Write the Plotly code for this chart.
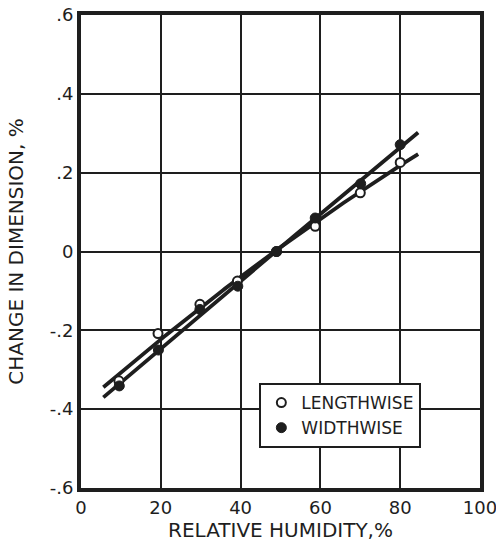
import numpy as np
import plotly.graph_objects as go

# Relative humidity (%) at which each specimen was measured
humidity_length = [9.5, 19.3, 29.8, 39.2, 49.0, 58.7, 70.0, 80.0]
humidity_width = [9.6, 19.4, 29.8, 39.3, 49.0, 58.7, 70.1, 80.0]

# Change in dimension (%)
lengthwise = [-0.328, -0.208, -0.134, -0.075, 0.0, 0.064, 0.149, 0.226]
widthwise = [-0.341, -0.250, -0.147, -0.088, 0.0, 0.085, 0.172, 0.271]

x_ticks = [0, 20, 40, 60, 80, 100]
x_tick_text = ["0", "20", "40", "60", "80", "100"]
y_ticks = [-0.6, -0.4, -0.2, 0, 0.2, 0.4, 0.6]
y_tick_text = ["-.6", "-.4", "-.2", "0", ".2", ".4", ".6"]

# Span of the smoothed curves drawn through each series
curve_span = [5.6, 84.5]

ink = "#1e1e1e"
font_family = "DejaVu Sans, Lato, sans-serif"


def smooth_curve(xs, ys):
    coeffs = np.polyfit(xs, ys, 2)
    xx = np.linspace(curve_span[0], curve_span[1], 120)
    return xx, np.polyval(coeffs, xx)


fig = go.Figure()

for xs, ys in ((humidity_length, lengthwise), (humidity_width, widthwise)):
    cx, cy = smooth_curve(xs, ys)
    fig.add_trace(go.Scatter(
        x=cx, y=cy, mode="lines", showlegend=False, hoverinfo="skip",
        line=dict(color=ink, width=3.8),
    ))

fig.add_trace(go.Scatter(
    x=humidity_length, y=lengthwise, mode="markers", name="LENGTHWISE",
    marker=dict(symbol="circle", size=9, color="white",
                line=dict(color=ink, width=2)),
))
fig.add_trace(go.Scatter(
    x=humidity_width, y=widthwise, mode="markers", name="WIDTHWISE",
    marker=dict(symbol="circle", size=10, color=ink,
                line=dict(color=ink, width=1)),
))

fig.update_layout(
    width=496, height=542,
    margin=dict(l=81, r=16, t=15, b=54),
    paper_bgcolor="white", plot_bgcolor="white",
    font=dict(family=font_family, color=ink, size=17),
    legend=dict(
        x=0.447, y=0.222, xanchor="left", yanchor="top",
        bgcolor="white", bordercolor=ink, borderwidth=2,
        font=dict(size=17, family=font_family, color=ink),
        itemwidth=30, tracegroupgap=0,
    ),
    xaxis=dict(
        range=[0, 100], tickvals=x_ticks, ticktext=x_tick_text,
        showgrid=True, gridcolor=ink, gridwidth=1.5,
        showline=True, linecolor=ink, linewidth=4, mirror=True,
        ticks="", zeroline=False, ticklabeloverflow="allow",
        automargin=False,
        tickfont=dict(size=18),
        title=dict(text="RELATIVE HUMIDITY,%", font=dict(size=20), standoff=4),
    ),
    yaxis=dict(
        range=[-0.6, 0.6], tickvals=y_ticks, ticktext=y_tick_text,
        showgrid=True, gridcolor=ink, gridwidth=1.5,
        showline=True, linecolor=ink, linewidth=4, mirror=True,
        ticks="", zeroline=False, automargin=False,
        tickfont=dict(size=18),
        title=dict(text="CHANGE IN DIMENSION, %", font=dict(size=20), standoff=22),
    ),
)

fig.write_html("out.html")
---
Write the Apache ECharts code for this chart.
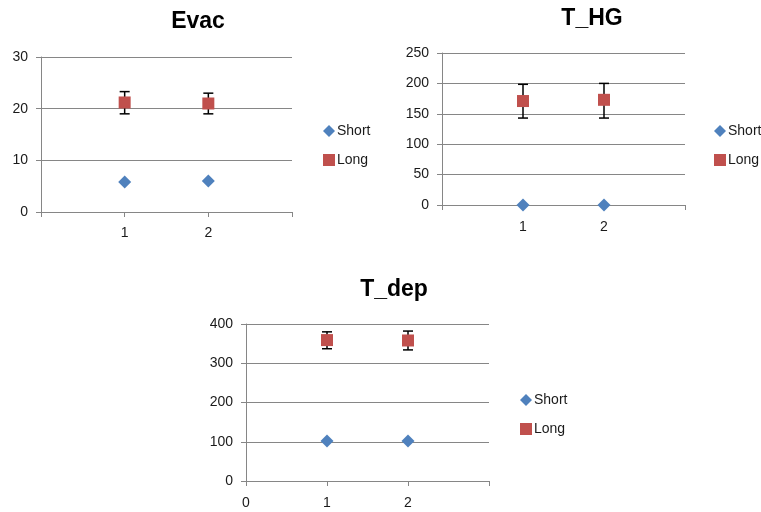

## Stated goal
Where a line contains the string "chart", extract that line.

## Task solution
Write the Plotly code for this chart.
Write the Apache ECharts code for this chart.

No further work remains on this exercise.